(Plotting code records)
**********
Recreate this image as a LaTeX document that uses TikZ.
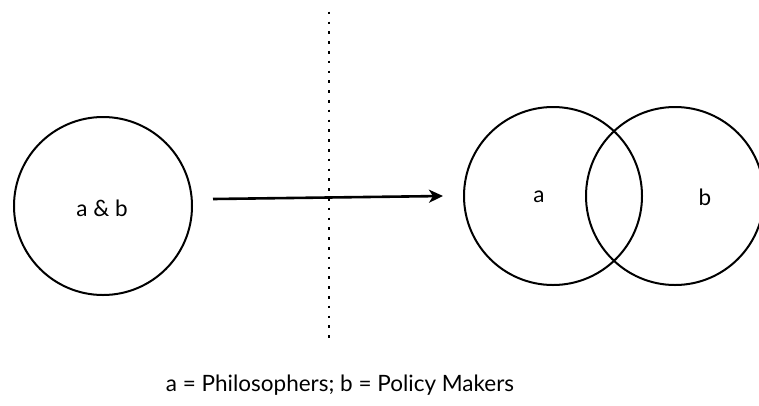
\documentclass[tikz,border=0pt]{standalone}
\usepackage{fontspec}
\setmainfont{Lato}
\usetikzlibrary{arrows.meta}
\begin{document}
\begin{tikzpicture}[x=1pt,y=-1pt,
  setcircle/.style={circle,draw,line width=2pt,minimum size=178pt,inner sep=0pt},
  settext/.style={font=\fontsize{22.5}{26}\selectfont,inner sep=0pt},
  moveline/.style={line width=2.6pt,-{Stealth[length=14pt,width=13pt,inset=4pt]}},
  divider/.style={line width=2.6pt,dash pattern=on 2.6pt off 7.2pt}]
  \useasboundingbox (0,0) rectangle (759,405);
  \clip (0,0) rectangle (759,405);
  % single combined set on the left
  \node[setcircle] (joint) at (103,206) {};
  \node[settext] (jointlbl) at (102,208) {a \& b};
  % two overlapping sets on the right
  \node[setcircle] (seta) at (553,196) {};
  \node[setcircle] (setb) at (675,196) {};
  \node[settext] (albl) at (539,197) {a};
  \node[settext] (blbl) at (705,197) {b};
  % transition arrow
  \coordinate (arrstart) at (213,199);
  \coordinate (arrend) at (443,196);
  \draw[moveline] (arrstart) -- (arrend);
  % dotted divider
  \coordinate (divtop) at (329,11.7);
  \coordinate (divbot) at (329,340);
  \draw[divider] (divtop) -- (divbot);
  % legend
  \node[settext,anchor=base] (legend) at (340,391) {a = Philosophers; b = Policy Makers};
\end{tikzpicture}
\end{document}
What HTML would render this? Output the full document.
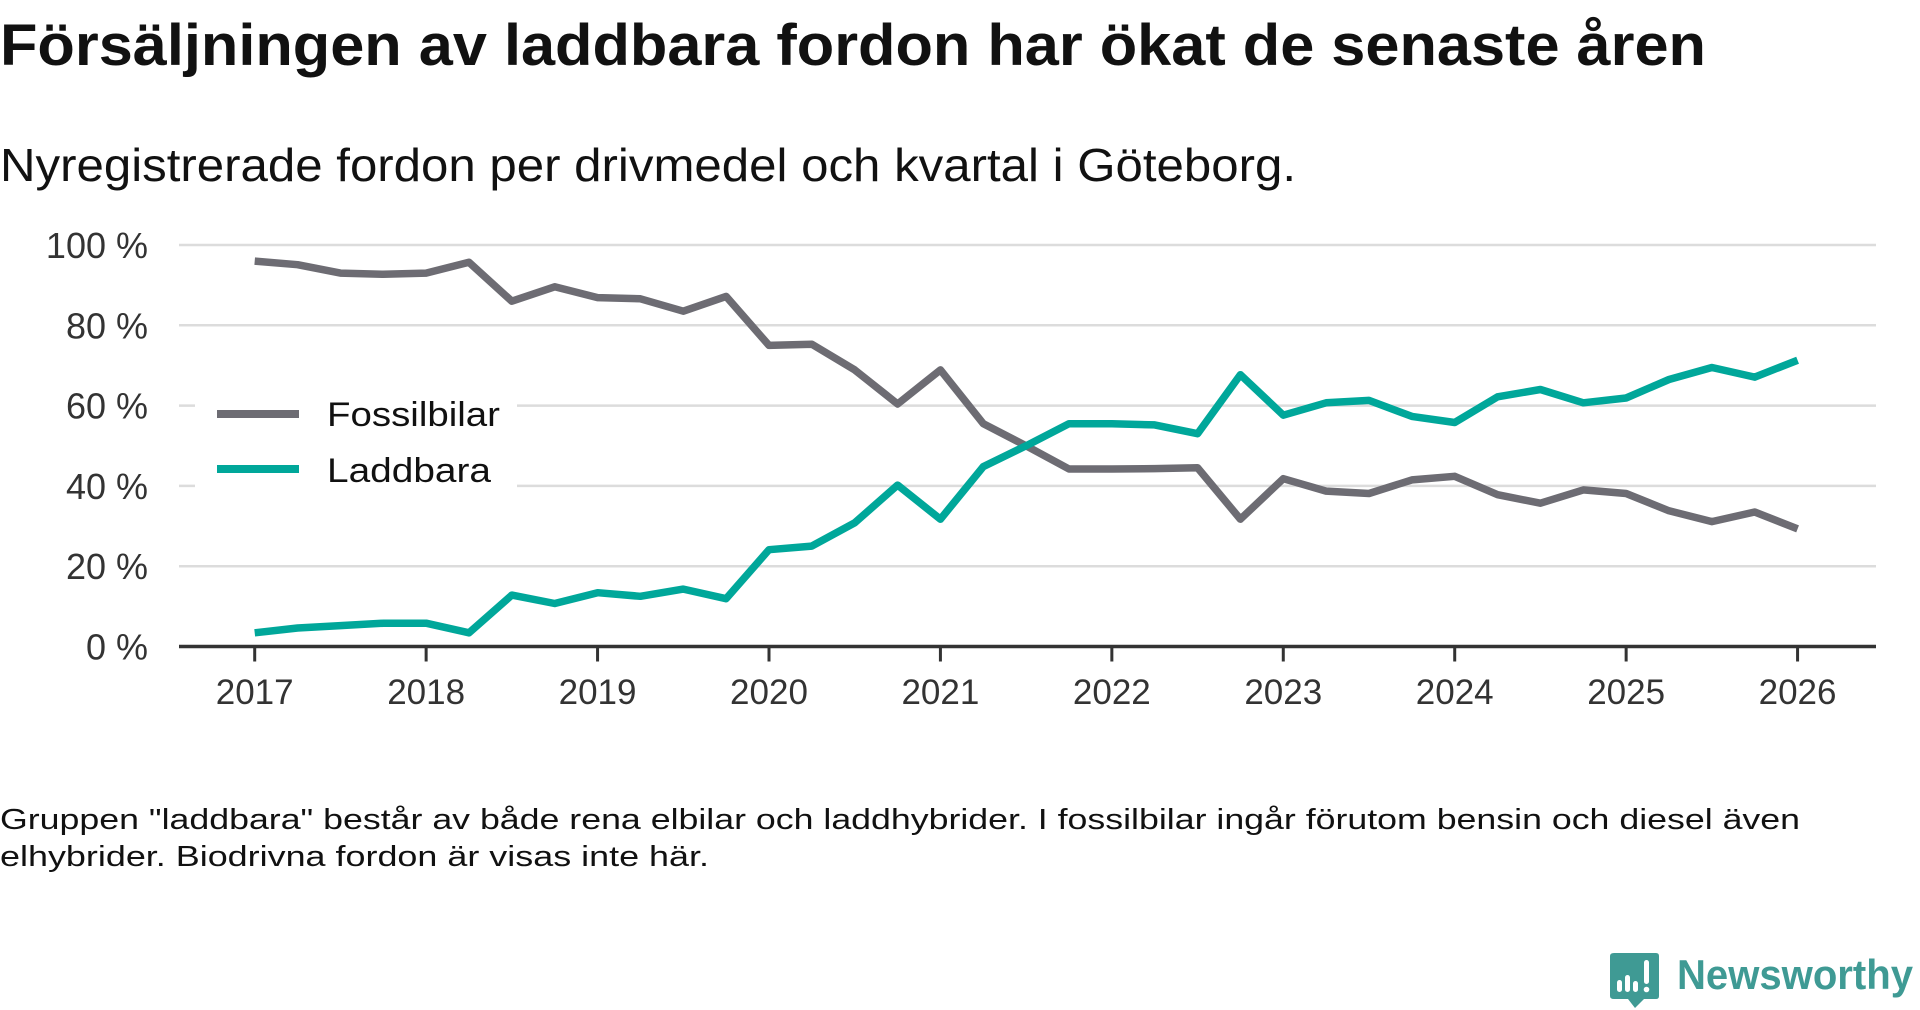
**********
* Stated task:
Please set down each line of the data above exactly as written, without the pictures.

* The answer:
Recreate this image as a LaTeX document that uses TikZ.
\documentclass[tikz,border=0pt]{standalone}
\usepackage{fontspec}
\setmainfont{Lato}
\usetikzlibrary{arrows.meta}
\begin{document}
\begin{tikzpicture}[x=1pt,y=-1pt,
  setcircle/.style={circle,draw,line width=2pt,minimum size=178pt,inner sep=0pt},
  settext/.style={font=\fontsize{22.5}{26}\selectfont,inner sep=0pt},
  moveline/.style={line width=2.6pt,-{Stealth[length=14pt,width=13pt,inset=4pt]}},
  divider/.style={line width=2.6pt,dash pattern=on 2.6pt off 7.2pt}]
  \useasboundingbox (0,0) rectangle (759,405);
  \clip (0,0) rectangle (759,405);
  % single combined set on the left
  \node[setcircle] (joint) at (103,206) {};
  \node[settext] (jointlbl) at (102,208) {a \& b};
  % two overlapping sets on the right
  \node[setcircle] (seta) at (553,196) {};
  \node[setcircle] (setb) at (675,196) {};
  \node[settext] (albl) at (539,197) {a};
  \node[settext] (blbl) at (705,197) {b};
  % transition arrow
  \coordinate (arrstart) at (213,199);
  \coordinate (arrend) at (443,196);
  \draw[moveline] (arrstart) -- (arrend);
  % dotted divider
  \coordinate (divtop) at (329,11.7);
  \coordinate (divbot) at (329,340);
  \draw[divider] (divtop) -- (divbot);
  % legend
  \node[settext,anchor=base] (legend) at (340,391) {a = Philosophers; b = Policy Makers};
\end{tikzpicture}
\end{document}
What HTML would render this? Output the full document.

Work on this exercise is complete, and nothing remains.